───── Data provided

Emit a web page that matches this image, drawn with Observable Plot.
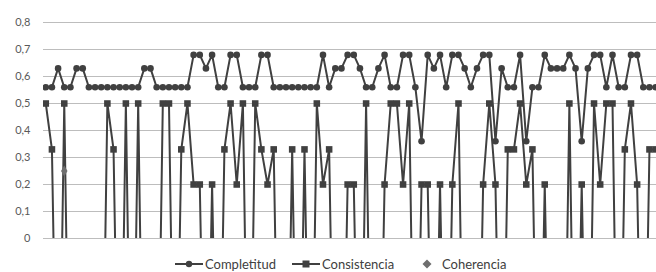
<!DOCTYPE html>
<html><head><meta charset="utf-8">
<script src="https://cdn.jsdelivr.net/npm/d3@7"></script>
<script src="https://cdn.jsdelivr.net/npm/@observablehq/plot@0.6"></script>
<style>
body{margin:0;background:#fff;font-family:Lato,"Open Sans",sans-serif;}
#wrap{position:relative;width:656px;height:272px;overflow:hidden;}
#legend{position:absolute;left:0;top:255px;width:656px;height:17px;font-size:13px;color:#404040;}
.item{position:absolute;top:0;display:flex;align-items:center;height:17px;white-space:nowrap;}
.item svg{margin-right:2px;}
</style></head><body>
<div id="wrap"><div id="chart"></div><div id="legend"></div></div>
<script>
// Missing values are stored as -1 (plotted below the axis, clipped as in the original)
const seriesNames = ["Completitud", "Consistencia", "Coherencia"];
const completitud = [
  0.56,0.56,0.63,0.56,0.56,0.63,0.63,0.56,0.56,0.56,
  0.56,0.56,0.56,0.56,0.56,0.56,0.63,0.63,0.56,0.56,
  0.56,0.56,0.56,0.56,0.68,0.68,0.63,0.68,0.56,0.56,
  0.68,0.68,0.56,0.56,0.56,0.68,0.68,0.56,0.56,0.56,
  0.56,0.56,0.56,0.56,0.56,0.68,0.56,0.63,0.63,0.68,
  0.68,0.63,0.56,0.56,0.63,0.68,0.56,0.56,0.68,0.68,
  0.56,0.36,0.68,0.63,0.68,0.56,0.68,0.68,0.63,0.56,
  0.63,0.68,0.68,0.36,0.63,0.56,0.56,0.68,0.36,0.56,
  0.56,0.68,0.63,0.63,0.63,0.68,0.63,0.36,0.63,0.68,
  0.68,0.56,0.68,0.56,0.56,0.68,0.68,0.56,0.56,0.56
];
const consistencia = [
  0.5,0.33,-1,0.5,-1,-1,-1,-1,-1,-1,
  0.5,0.33,-1,0.5,-1,0.5,-1,-1,-1,0.5,
  0.5,-1,0.33,0.5,0.2,0.2,-1,0.2,-1,0.33,
  0.5,0.2,0.5,-1,0.5,0.33,0.2,0.33,-1,-1,
  0.33,-1,0.33,-1,0.5,0.2,0.33,-1,-1,0.2,
  0.2,-1,0.5,-1,-1,0.2,0.5,0.5,0.2,0.5,
  -1,0.2,0.2,-1,0.2,-1,0.2,0.5,-1,-1,
  -1,0.2,0.5,0.2,-1,0.33,0.33,0.5,0.2,0.33,
  -1,0.2,-1,-1,-1,0.5,-1,0.2,-1,0.5,
  0.2,0.5,0.5,-1,0.33,0.5,0.2,-1,0.33,0.33
];
const coherencia = [
  -1,-1,-1,0.25,-1,-1,-1,-1,-1,-1,
  -1,-1,-1,-1,-1,-1,-1,-1,-1,-1,
  -1,-1,-1,-1,-1,-1,-1,-1,-1,-1,
  -1,-1,-1,-1,-1,-1,-1,-1,-1,-1,
  -1,-1,-1,-1,-1,-1,-1,-1,-1,-1,
  -1,-1,-1,-1,-1,-1,-1,-1,-1,-1,
  -1,-1,-1,-1,-1,-1,-1,-1,-1,-1,
  -1,-1,-1,-1,-1,-1,-1,-1,-1,-1,
  -1,-1,-1,-1,-1,-1,-1,-1,-1,-1,
  -1,-1,-1,-1,-1,-1,-1,-1,-1,-1
];
const yTicks = [0,0.1,0.2,0.3,0.4,0.5,0.6,0.7,0.8];

const N = completitud.length;
const idx = d3.range(N);
const C = "#404040";

const chart = Plot.plot({
  width: 656, height: 252,
  marginLeft: 43, marginRight: 0, marginTop: 22, marginBottom: 14,
  style: {fontFamily: "Lato, 'Open Sans', sans-serif", fontSize: "11px", color: "#595959", background: "#fff"},
  x: {type: "linear", domain: [-0.5, N - 0.5], range: [42.2, 42.2 + N * 6.16], axis: null},
  y: {domain: [0, 0.8], ticks: yTicks, tickSize: 0, tickPadding: 13, label: null,
      tickFormat: d => d === 0 ? "0" : d.toFixed(1).replace(".", ",")},
  marks: [
    Plot.ruleY(yTicks, {stroke: "#bdbdbd", strokeWidth: 1}),
    Plot.line(idx, {x: d => d, y: d => consistencia[d], stroke: C, strokeWidth: 2, clip: true}),
    Plot.dot(idx, {x: d => d, y: d => consistencia[d], symbol: "square", r: 3.7, fill: C, stroke: "none", clip: true}),
    Plot.line(idx, {x: d => d, y: d => completitud[d], stroke: C, strokeWidth: 2, clip: true}),
    Plot.dot(idx, {x: d => d, y: d => completitud[d], symbol: "circle", r: 3.3, fill: C, stroke: "none", clip: true}),
    Plot.dot(idx, {x: d => d, y: d => coherencia[d], symbol: "diamond", r: 3.4, fill: "#6e6e6e", stroke: "none", clip: true})
  ]
});
document.getElementById("chart").appendChild(chart);

// Legend
const legend = document.getElementById("legend");
const sym = {
  Completitud: `<svg width="28" height="12"><line x1="0" y1="6" x2="28" y2="6" stroke="${C}" stroke-width="2"/><circle cx="14" cy="6" r="3.2" fill="${C}"/></svg>`,
  Consistencia: `<svg width="28" height="12"><line x1="0" y1="6" x2="28" y2="6" stroke="${C}" stroke-width="2"/><rect x="10.5" y="2.5" width="7" height="7" fill="${C}"/></svg>`,
  Coherencia: `<svg width="14" height="12"><path d="M7,1.5 L11.5,6 L7,10.5 L2.5,6Z" fill="#6e6e6e"/></svg>`
};
const lefts = [175, 292, 420];
seriesNames.forEach((name, i) => {
  const el = document.createElement("div");
  el.className = "item";
  el.style.left = lefts[i] + "px";
  el.innerHTML = sym[name] + `<span${i===2?' style="margin-left:6px"':''}>${name}</span>`;
  legend.appendChild(el);
});
</script>
</body></html>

──────────

== Problem statement ==
All of the lines above should be printed exactly, minus the pictures.

== Correct output ==
Emit a web page that matches this image, drawn with Observable Plot.
<!DOCTYPE html>
<html><head><meta charset="utf-8">
<script src="https://cdn.jsdelivr.net/npm/d3@7"></script>
<script src="https://cdn.jsdelivr.net/npm/@observablehq/plot@0.6"></script>
<style>
body{margin:0;background:#fff;font-family:Lato,"Open Sans",sans-serif;}
#wrap{position:relative;width:656px;height:272px;overflow:hidden;}
#legend{position:absolute;left:0;top:255px;width:656px;height:17px;font-size:13px;color:#404040;}
.item{position:absolute;top:0;display:flex;align-items:center;height:17px;white-space:nowrap;}
.item svg{margin-right:2px;}
</style></head><body>
<div id="wrap"><div id="chart"></div><div id="legend"></div></div>
<script>
// Missing values are stored as -1 (plotted below the axis, clipped as in the original)
const seriesNames = ["Completitud", "Consistencia", "Coherencia"];
const completitud = [
  0.56,0.56,0.63,0.56,0.56,0.63,0.63,0.56,0.56,0.56,
  0.56,0.56,0.56,0.56,0.56,0.56,0.63,0.63,0.56,0.56,
  0.56,0.56,0.56,0.56,0.68,0.68,0.63,0.68,0.56,0.56,
  0.68,0.68,0.56,0.56,0.56,0.68,0.68,0.56,0.56,0.56,
  0.56,0.56,0.56,0.56,0.56,0.68,0.56,0.63,0.63,0.68,
  0.68,0.63,0.56,0.56,0.63,0.68,0.56,0.56,0.68,0.68,
  0.56,0.36,0.68,0.63,0.68,0.56,0.68,0.68,0.63,0.56,
  0.63,0.68,0.68,0.36,0.63,0.56,0.56,0.68,0.36,0.56,
  0.56,0.68,0.63,0.63,0.63,0.68,0.63,0.36,0.63,0.68,
  0.68,0.56,0.68,0.56,0.56,0.68,0.68,0.56,0.56,0.56
];
const consistencia = [
  0.5,0.33,-1,0.5,-1,-1,-1,-1,-1,-1,
  0.5,0.33,-1,0.5,-1,0.5,-1,-1,-1,0.5,
  0.5,-1,0.33,0.5,0.2,0.2,-1,0.2,-1,0.33,
  0.5,0.2,0.5,-1,0.5,0.33,0.2,0.33,-1,-1,
  0.33,-1,0.33,-1,0.5,0.2,0.33,-1,-1,0.2,
  0.2,-1,0.5,-1,-1,0.2,0.5,0.5,0.2,0.5,
  -1,0.2,0.2,-1,0.2,-1,0.2,0.5,-1,-1,
  -1,0.2,0.5,0.2,-1,0.33,0.33,0.5,0.2,0.33,
  -1,0.2,-1,-1,-1,0.5,-1,0.2,-1,0.5,
  0.2,0.5,0.5,-1,0.33,0.5,0.2,-1,0.33,0.33
];
const coherencia = [
  -1,-1,-1,0.25,-1,-1,-1,-1,-1,-1,
  -1,-1,-1,-1,-1,-1,-1,-1,-1,-1,
  -1,-1,-1,-1,-1,-1,-1,-1,-1,-1,
  -1,-1,-1,-1,-1,-1,-1,-1,-1,-1,
  -1,-1,-1,-1,-1,-1,-1,-1,-1,-1,
  -1,-1,-1,-1,-1,-1,-1,-1,-1,-1,
  -1,-1,-1,-1,-1,-1,-1,-1,-1,-1,
  -1,-1,-1,-1,-1,-1,-1,-1,-1,-1,
  -1,-1,-1,-1,-1,-1,-1,-1,-1,-1,
  -1,-1,-1,-1,-1,-1,-1,-1,-1,-1
];
const yTicks = [0,0.1,0.2,0.3,0.4,0.5,0.6,0.7,0.8];

const N = completitud.length;
const idx = d3.range(N);
const C = "#404040";

const chart = Plot.plot({
  width: 656, height: 252,
  marginLeft: 43, marginRight: 0, marginTop: 22, marginBottom: 14,
  style: {fontFamily: "Lato, 'Open Sans', sans-serif", fontSize: "11px", color: "#595959", background: "#fff"},
  x: {type: "linear", domain: [-0.5, N - 0.5], range: [42.2, 42.2 + N * 6.16], axis: null},
  y: {domain: [0, 0.8], ticks: yTicks, tickSize: 0, tickPadding: 13, label: null,
      tickFormat: d => d === 0 ? "0" : d.toFixed(1).replace(".", ",")},
  marks: [
    Plot.ruleY(yTicks, {stroke: "#bdbdbd", strokeWidth: 1}),
    Plot.line(idx, {x: d => d, y: d => consistencia[d], stroke: C, strokeWidth: 2, clip: true}),
    Plot.dot(idx, {x: d => d, y: d => consistencia[d], symbol: "square", r: 3.7, fill: C, stroke: "none", clip: true}),
    Plot.line(idx, {x: d => d, y: d => completitud[d], stroke: C, strokeWidth: 2, clip: true}),
    Plot.dot(idx, {x: d => d, y: d => completitud[d], symbol: "circle", r: 3.3, fill: C, stroke: "none", clip: true}),
    Plot.dot(idx, {x: d => d, y: d => coherencia[d], symbol: "diamond", r: 3.4, fill: "#6e6e6e", stroke: "none", clip: true})
  ]
});
document.getElementById("chart").appendChild(chart);

// Legend
const legend = document.getElementById("legend");
const sym = {
  Completitud: `<svg width="28" height="12"><line x1="0" y1="6" x2="28" y2="6" stroke="${C}" stroke-width="2"/><circle cx="14" cy="6" r="3.2" fill="${C}"/></svg>`,
  Consistencia: `<svg width="28" height="12"><line x1="0" y1="6" x2="28" y2="6" stroke="${C}" stroke-width="2"/><rect x="10.5" y="2.5" width="7" height="7" fill="${C}"/></svg>`,
  Coherencia: `<svg width="14" height="12"><path d="M7,1.5 L11.5,6 L7,10.5 L2.5,6Z" fill="#6e6e6e"/></svg>`
};
const lefts = [175, 292, 420];
seriesNames.forEach((name, i) => {
  const el = document.createElement("div");
  el.className = "item";
  el.style.left = lefts[i] + "px";
  el.innerHTML = sym[name] + `<span${i===2?' style="margin-left:6px"':''}>${name}</span>`;
  legend.appendChild(el);
});
</script>
</body></html>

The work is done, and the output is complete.